KARACHI:
Pakistan Stock Exchange (PSX) on Wednesday saw a significant upswing, where the KSE-100 index gained over 1,100 points, driven by investor optimism following a staff-level agreement with the International Monetary Fund (IMF).
The surge was aided by strong performances across key sectors such as commercial banks and oil and gas exploration companies. Reports of potential reserves of $60 billion in the Reko Diq copper and gold mine also lifted the market.
The signing of a 28-month arrangement by Pakistan and the IMF under the Resilience and Sustainability Facility (RSF), amounting to $1.3 billion, significantly boosted investor confidence, driving the market to the intra-day high of 118,221 points.
Arif Habib Corp MD Ahsan Mehanti wrote that stocks closed bullish after the IMF reached a deal to unlock $1.3 billion under the RSF and $1 billion under the existing Extended Fund Facility (EFF) and due to the government’s reduction in March 2025 inflation forecast to 1%.
Surging global crude oil prices and an updated feasibility study confirming $60 billion worth of Reko Diq reserves were the additional catalysts for bullish close at the PSX, he added.
At the end of trading, the benchmark KSE-100 index posted a handsome rise of 1,139.14 points, or 0.98%, and settled at 117,772.31.
Topline Securities reported that the stock market performed strongly, with the benchmark index reaching a high of 1,588 points.

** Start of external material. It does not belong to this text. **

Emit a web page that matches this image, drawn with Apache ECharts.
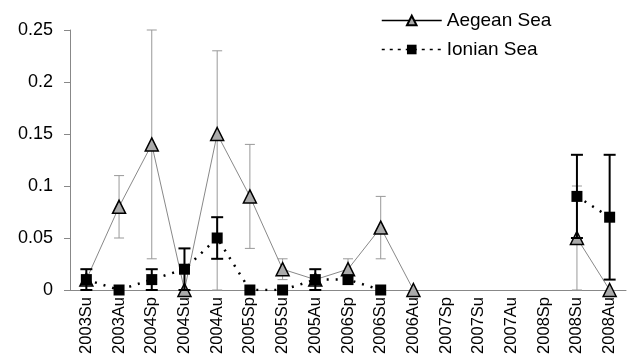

The surge was fuelled by investor optimism following a staff-level agreement with the IMF, which boosted market confidence.
The rally was primarily driven by United Bank, Oil and Gas Development Company (OGDC), Pakistan Petroleum, Mari Petroleum and Meezan Bank, it said.
Arif Habib Limited (AHL) stated that the KSE-100 saw more gains after testing the 115-116k support. A total of 60 shares rose while 33 fell, with United Bank (+5.79%), OGDC (+3.82%) and Pakistan Petroleum (+4.22%) leading the gains. Conversely, Bank Alfalah (-2.22%), Engro Fertilisers (-0.68%) and Service Industries (-2.95%) were the major drags.
AHL pointed out that Pakistan and the IMF reached a staff-level agreement on the first review of the ongoing 37-month, $7 billion EFF, which is subject to the executive board approval, following which $1 billon would be disbursed.
In addition to that, Pakistan and the IMF also signed a new 28-month arrangement under the RSF, amounting to $1.3 billion. AHL expects the market to continue trending higher, potentially reaching the 120k range.
JS Global analyst Muhammad Hasan Ather said bulls took charge of the trading floor as sentiment improved following the IMF’s staff-level agreement. Additionally, optimism was fuelled by a feasibility study conducted by Oil and Gas Development Company and Pakistan Petroleum on the Reko Diq mine potential.
Buying activity was primarily concentrated in the oil and gas and banking sectors. Looking ahead, Ather asked investors to capitalise on gains at higher levels, particularly ahead of Eid holidays.
KTrade Securities, in its market wrap, observed that the upward momentum was driven by Pakistan’s progress in unlocking the IMF review, paving the way for a second loan installment along with additional funds for battling climate change.
Oil and gas, banking and power sectors led the index’s rise, with United Bank, OGDC, Pakistan Petroleum, Meezan Bank, Mari Petroleum and Hub Power being the top contributors.
Overall trading volumes increased to 356.7 million shares compared with Tuesday’s tally of 268.1 million. Shares of 438 companies were traded. Of these, 206 stocks closed higher, 167 fell and 65 remained unchanged. The value of shares traded during the day stood at Rs37.5 billion.
Pak Elektron was the volume leader with trading in 29.2 million shares, gaining Rs1.58 to close at Rs47.48. It was followed by Pakistan State Oil with 26.9 million shares, gaining Rs1.06 to close at Rs419.93 and Cnergyico PK with 17.5 million shares, rising Rs0.06 to close at Rs8. Foreign investors bought shares worth Rs650.9 million, the NCCPL reported.